Seems rather unlikely they pushed back when the EBU was directed to create an analogue HDTV standard, but who knows, in most democracies one arm of the state often has no idea what the other limbs are doing
Funding some research and drawing conclusions from that and acting on those is very much different from “no idea what the other limbs are doing”.
And Video 2000! 😝
Yeah, people scared of format wars…
Why having 3 Analogue TV standards (PAL,SECAM and NTSC)…
When we can have FOUR Digital ones (DVB, ATSC. ISDB and DMBT), let alone the substandards for satellite/cable/terrestrial, let alone the mobille variants like DVB-H, and so on…
Aside the NTSC v.s. everything else, which was somewhat a special case where the former was definitely older and worse, anything else is matter of protectionism/nationalism and geopolitics rather than meaningful technical superiority.

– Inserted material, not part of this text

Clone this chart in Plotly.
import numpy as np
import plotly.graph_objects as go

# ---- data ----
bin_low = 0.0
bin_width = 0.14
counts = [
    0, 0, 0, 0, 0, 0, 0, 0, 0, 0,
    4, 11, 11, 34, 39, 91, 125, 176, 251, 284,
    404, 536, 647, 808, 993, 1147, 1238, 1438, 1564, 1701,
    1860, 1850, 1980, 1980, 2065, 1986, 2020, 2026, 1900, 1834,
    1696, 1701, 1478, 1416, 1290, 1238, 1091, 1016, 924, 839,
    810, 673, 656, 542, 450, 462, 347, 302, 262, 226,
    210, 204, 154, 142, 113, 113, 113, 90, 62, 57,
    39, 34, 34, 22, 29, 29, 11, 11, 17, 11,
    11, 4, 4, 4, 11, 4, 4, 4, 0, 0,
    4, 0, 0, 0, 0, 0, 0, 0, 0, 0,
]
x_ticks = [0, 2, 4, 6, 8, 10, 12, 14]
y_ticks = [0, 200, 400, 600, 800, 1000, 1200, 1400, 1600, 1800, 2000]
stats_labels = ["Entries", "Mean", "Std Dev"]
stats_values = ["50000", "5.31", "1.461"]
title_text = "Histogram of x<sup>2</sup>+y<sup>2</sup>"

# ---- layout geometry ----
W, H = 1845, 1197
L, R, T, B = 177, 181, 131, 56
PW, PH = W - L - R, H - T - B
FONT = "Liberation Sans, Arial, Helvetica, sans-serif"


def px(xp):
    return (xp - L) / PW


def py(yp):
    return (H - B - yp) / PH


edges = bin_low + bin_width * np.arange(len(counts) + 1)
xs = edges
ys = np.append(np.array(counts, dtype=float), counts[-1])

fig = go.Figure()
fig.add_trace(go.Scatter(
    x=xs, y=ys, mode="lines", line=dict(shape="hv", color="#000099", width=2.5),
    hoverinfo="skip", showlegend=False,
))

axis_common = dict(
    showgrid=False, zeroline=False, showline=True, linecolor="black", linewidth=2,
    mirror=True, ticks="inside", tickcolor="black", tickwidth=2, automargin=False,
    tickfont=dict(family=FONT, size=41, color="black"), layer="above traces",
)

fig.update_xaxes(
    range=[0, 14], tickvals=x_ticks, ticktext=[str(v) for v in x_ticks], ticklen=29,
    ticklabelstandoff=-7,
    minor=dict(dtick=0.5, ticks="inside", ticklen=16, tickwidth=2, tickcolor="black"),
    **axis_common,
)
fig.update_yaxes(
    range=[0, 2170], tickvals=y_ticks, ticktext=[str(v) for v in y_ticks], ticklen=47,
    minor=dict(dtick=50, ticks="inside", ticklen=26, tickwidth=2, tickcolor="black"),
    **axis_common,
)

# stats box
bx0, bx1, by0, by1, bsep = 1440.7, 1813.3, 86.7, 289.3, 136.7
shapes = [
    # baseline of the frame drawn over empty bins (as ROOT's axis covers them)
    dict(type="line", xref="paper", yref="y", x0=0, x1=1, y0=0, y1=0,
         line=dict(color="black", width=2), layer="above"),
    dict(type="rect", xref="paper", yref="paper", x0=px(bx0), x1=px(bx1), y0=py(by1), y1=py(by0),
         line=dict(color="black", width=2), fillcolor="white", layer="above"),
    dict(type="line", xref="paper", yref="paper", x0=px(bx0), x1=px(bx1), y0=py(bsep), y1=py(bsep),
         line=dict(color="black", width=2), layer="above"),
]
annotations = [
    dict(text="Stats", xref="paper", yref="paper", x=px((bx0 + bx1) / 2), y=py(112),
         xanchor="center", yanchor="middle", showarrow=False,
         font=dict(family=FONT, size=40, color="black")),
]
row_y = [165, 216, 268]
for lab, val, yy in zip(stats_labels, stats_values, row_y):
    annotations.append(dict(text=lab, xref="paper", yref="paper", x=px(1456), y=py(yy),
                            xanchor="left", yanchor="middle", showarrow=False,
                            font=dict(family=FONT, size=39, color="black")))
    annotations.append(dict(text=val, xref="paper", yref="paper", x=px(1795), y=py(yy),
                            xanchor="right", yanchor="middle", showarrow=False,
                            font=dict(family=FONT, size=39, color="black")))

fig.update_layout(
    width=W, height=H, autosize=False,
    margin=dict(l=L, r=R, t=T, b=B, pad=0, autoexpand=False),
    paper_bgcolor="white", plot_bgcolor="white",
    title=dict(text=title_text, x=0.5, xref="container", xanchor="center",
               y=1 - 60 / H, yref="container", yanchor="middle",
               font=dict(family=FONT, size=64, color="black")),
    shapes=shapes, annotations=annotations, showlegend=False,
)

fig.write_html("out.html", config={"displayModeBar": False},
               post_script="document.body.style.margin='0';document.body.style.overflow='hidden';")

Even the (very useful) SCART connector was introduced in France, before home computers consoles and VCR were a thing, with the only scope of protecting the French industry. (In that case it was a futile attempt given in matter of few years it become indispensable and everyone started to build devices that had it, no matter the nation involved).
P.S. back to MUSE almost no one seem to remember that it’s aspect ratio was 5/3 (15/9 in gen Z| jargon), not sure when it was moved to 16/9, which was chosen in Europe for the HD-MAC standard (which was killed in the cradle by the upcoming digital TV)

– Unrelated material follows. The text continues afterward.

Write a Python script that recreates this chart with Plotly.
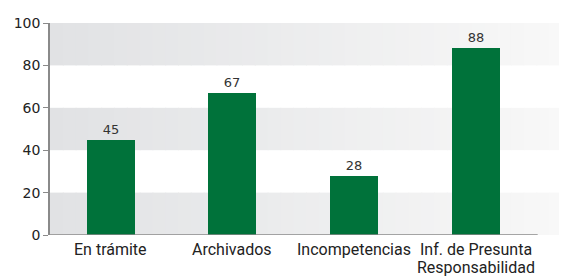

Remembering its 165lbs/75kg heft while helping a delivery person position my parents’ first digital HD TV – a Sony Trinitron CRT – I thank the Ford that plasma flat screens didn’t take long to push HD CRTs of any sort to the curb. I like my intervertebral discs just the way they are.
It isn’t widely remembered that France had a HD system with 819 lines as long ago as 1949:
https://en.wikipedia.org/wiki/819_line
However, there were difficulties both with transmission (it needed an awful lot of bandwidth) and reception (it was hard to make sets that did justice to it), and importantly it was monochrome only, which by the 1960s was a serious disadvantage. It continued until the middle 1980s.

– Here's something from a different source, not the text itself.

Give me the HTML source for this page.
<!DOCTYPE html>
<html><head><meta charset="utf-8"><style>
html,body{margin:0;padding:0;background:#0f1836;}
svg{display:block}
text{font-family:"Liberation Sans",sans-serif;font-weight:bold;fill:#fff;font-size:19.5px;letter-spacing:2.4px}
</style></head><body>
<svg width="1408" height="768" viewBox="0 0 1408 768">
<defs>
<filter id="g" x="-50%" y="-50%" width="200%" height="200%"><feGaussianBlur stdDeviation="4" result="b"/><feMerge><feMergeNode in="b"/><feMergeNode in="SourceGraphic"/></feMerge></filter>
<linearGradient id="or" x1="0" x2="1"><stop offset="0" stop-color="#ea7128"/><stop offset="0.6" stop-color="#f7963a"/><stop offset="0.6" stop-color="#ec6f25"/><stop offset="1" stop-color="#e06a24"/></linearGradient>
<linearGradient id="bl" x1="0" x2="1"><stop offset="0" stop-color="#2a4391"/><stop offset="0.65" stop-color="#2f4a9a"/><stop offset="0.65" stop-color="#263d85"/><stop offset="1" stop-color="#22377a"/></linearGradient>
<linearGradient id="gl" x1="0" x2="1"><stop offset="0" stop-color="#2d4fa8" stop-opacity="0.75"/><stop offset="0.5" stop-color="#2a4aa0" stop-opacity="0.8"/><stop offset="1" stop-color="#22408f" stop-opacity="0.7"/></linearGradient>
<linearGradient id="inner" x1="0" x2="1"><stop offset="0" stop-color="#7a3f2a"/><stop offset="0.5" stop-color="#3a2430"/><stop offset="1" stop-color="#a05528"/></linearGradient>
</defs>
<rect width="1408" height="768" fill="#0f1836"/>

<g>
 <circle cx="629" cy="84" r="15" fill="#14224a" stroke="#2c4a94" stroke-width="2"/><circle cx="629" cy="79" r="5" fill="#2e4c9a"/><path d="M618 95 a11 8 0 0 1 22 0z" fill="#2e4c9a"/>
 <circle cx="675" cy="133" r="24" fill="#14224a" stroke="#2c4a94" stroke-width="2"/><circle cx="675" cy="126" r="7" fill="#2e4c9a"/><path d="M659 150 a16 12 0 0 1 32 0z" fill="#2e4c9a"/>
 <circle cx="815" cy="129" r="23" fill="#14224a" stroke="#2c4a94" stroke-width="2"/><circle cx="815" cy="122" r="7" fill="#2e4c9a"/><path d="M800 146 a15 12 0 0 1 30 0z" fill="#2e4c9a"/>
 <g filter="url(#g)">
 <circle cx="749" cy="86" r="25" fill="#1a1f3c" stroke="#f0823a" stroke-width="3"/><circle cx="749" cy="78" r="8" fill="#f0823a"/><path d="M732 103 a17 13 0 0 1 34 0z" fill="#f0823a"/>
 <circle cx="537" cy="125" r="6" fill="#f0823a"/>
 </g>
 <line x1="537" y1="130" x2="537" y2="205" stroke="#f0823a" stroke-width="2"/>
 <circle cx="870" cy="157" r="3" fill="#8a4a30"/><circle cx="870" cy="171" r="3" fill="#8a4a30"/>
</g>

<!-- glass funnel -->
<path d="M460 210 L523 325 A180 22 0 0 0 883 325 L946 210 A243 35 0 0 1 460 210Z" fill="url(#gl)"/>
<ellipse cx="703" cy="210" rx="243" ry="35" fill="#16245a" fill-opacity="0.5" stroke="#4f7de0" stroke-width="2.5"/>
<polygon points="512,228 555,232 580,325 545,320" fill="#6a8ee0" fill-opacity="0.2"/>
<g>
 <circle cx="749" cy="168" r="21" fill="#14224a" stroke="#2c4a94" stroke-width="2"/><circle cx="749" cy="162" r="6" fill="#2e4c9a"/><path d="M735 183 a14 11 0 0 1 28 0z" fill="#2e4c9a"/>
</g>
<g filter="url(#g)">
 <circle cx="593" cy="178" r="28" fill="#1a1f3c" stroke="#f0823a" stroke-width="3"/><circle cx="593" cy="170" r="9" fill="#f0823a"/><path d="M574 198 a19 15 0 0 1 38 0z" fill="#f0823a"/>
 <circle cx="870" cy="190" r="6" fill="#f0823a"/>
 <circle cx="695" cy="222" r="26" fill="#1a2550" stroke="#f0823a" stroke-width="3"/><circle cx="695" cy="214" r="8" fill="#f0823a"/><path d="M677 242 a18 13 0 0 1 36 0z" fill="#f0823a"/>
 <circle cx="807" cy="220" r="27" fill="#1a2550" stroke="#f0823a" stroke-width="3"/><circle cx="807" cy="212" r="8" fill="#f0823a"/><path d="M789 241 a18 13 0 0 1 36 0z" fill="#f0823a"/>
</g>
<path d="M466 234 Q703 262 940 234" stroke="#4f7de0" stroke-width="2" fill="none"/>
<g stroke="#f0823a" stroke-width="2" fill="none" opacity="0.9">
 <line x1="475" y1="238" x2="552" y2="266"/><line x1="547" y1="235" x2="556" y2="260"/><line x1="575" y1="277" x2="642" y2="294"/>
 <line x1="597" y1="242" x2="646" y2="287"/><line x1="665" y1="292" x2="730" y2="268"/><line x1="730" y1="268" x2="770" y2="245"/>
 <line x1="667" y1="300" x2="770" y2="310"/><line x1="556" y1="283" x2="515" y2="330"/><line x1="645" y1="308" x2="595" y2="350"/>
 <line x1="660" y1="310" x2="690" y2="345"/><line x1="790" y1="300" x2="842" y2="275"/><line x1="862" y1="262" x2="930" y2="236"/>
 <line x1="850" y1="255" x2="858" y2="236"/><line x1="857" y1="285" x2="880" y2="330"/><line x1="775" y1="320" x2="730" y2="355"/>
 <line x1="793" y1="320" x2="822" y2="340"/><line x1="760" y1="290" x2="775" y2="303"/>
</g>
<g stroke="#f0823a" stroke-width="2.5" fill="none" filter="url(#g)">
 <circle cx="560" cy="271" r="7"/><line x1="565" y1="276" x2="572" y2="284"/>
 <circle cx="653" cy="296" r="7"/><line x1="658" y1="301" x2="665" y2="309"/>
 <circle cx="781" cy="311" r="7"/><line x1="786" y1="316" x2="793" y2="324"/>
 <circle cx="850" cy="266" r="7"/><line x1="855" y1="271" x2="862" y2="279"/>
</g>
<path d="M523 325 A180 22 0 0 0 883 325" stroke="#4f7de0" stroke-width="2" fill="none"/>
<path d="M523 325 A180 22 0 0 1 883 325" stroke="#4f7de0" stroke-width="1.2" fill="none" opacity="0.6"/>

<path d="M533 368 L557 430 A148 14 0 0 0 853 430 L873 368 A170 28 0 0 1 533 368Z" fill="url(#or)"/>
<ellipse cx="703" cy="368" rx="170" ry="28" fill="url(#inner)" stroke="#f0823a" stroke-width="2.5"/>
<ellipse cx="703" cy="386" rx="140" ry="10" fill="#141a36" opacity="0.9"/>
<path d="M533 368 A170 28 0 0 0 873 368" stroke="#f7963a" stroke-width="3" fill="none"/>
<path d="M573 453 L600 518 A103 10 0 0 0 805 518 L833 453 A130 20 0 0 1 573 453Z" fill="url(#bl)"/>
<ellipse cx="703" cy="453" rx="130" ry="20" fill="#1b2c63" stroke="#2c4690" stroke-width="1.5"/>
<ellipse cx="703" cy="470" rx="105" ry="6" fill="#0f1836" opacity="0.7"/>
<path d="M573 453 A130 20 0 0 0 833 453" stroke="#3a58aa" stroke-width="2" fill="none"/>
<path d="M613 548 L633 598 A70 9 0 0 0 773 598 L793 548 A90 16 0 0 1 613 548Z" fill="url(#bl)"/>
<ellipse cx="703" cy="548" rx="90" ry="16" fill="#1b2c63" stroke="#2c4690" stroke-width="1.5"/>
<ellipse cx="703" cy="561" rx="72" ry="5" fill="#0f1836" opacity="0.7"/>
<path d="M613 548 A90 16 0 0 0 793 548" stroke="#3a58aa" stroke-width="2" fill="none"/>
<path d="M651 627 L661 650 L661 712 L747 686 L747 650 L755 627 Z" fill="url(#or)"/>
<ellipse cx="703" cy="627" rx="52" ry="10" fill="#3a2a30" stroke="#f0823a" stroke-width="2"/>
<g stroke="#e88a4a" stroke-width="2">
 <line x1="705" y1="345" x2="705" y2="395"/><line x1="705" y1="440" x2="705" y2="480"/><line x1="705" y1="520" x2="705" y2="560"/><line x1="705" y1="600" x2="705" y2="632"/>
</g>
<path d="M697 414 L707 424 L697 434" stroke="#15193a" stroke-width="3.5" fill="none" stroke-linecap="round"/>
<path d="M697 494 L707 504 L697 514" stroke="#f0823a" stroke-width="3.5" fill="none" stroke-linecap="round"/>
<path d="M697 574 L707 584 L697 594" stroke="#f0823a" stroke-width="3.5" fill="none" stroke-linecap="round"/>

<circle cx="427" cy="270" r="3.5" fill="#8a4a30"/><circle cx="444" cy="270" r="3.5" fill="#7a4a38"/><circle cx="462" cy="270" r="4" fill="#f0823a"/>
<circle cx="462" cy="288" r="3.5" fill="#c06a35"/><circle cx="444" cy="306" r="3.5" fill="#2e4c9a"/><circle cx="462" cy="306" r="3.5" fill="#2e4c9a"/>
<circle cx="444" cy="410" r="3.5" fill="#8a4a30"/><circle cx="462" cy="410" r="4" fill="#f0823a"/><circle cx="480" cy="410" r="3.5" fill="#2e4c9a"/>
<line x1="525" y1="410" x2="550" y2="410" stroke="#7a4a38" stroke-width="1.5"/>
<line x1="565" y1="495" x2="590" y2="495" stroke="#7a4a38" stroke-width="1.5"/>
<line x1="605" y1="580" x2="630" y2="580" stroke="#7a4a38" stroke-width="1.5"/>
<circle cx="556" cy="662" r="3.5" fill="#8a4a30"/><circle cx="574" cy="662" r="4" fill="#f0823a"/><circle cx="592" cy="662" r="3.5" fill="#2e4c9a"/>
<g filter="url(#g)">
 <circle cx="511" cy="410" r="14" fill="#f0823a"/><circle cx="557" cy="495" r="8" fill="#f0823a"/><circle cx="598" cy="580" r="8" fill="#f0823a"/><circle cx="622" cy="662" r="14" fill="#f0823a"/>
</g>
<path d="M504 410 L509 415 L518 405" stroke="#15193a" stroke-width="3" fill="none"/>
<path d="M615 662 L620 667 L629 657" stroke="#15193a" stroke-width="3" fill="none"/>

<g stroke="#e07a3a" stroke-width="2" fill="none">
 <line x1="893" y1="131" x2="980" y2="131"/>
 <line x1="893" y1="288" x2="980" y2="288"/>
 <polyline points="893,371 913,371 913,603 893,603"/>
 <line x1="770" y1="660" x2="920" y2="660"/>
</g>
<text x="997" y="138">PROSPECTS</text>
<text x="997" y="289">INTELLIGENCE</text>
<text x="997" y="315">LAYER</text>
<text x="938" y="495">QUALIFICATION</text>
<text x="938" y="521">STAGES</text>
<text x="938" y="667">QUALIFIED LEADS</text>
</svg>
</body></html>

The problem was the bandwidth, I think. It limited the number of channels.
But not that much, either. A nice b/w TV signal is 6 MHz (video only: 4), the 819 line system needed about 14 MHz (video only: 10).
Unfortunately, people back then saw it differently and tried to keep things down.
Or perhaps they had issues with electrical band filters etc?
The receivers in those HD TVs had to use non-standard parts, maybe, not sure.
About it being monochrome an disadvantage, not sure.
In the neighbor country, Germany, color TV started late in the 1970s.
And many citizens over here were not impressed by the poor color quality at first.
Not too few preferred a good b/w TV set instead.
Also, color TVs needed much more repairs at the time.
B/w sets were less complicated, less expensive and less failure prone.
But that’s Germany and not France.
Not sure how French citizens had felt about it, they’re strange sometimes.
I merely know that they later used PAL in TV studios, because SECAM couldn’t be mixed with other video sources.
Not sure where you got your timeline Joshua, unless you are talking about the DDR (aka East Germany).
Both the UK and West Germany (BRD) started to go PAL colour in 1967 on their 625 services, and France similarly on their second channel, which was also 625, with SECAM. (The French first channel remained 819 black and white until around 1974 I believe, before 625 colour SECAM simulcasts started)
It’s hard to argue DVDs looked better, they were not high definition. I’m not sure that was the case. I recall comments about slower adoption in Jaoan of rights-restriiced digital HDTV since the earlty adopters already had Hivision, and the W-VHS so they could freely record stuff if they wished. It didn’t help that (although 1080 stuff has higher actual resolutioon since it’s not doing all that subsampling) that it was listed as 1135 resolution so the 1080 sounded like a small downgrade.